Already in 1970, Alvin Toffler, in his famous book, Future Shock, pointed out how transience and impermanence are beginning more and more to shape our psyches, as things, people, places, knowledge, and organizations pass through our lives at an ever-increasing rate. And he wrote this long before the impact of information technology began to reshape our lives even more radically.

The transience and impermanence that Toffler describes in 1970 are dwarfed  by information technology. By today's standards, things, people, places, knowledge, and organizations were passing through our lives at a snail's pace forty years ago, in 1970. Today, more than the buildings of our youth are disappearing from our lives.

What does this transience say about our lives and our times;  is this good or bad?   We're probably still sorting this out. Transience and impermanence aren't wrong, though they aren't necessarily virtues either. They seem a mixed bag, a mixed blessing.

On the positive side, they've brought us a new freedom. For many centuries, people were too much imprisoned by the suffocating permanence of the things, places, and knowledge of their time.
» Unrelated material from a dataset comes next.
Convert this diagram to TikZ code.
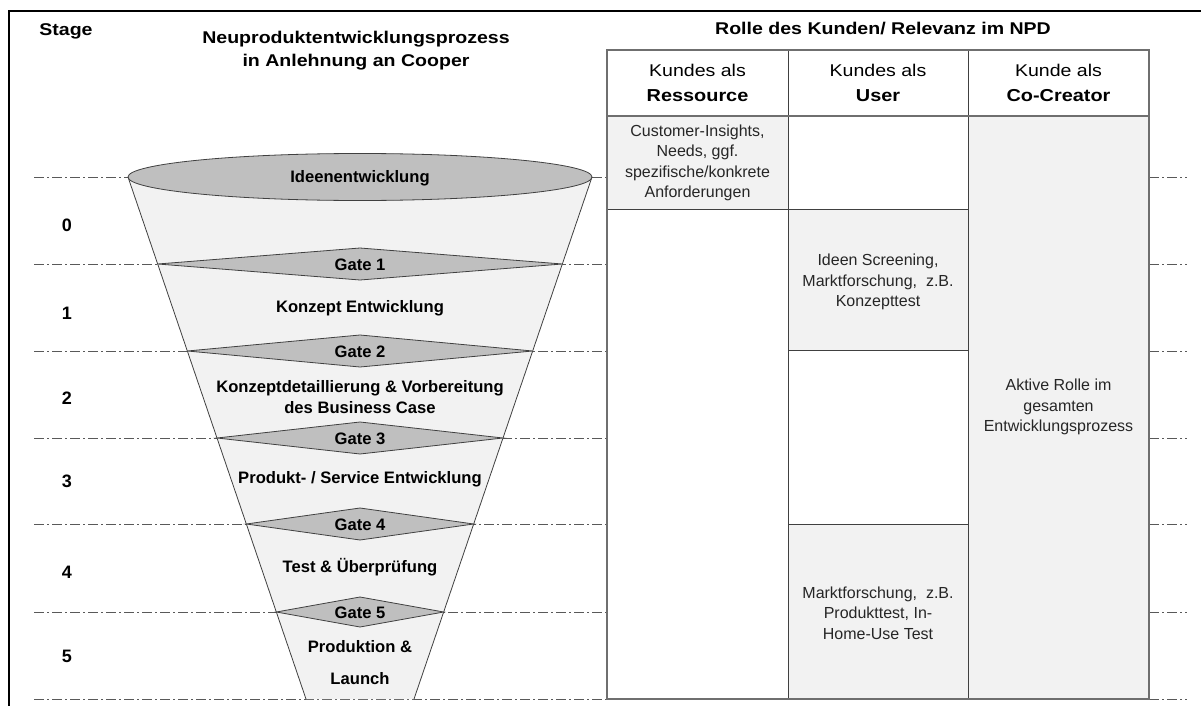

They had stability, everything held firm:  but too firm, few new doors ever opened. The transience and impermanence in our lives sets us free in a way that allows us to let ourselves be nourished and blessed by our roots, even as we aren't bound by them.

Yet there's a heartache in this as well. Constantly having the familiar disappear can grieve us, and it should. It's healthy to want to go back to visit the old houses, schools, neighborhoods, and textbooks that once nurtured us. So the loss of the things and places of our youth can be painful.

But the pain of transience and impermanence in our lives also helps point us towards the things that don't change, namely, faith, hope, and love.    These can never be bulldozed or burnt-down, or rendered obsolete by newer software. In this world, scripture tells us, we have no lasting city, but we are already inextricably bound up with things that do last forever.

Centuries before Christ, the biblical writer, Qoheleth warned us that everything in this life is vanity: ‘Vanity of vanities, all is vanity.’ However he uses the word  in a different sense from today. For him, ‘vanity’ simply means  a passing mist, transience, something that disappears too quickly.

Experiencing that transience can give us a heartache; but it can also make us search more deeply inside  this impermanence for that which is everlasting.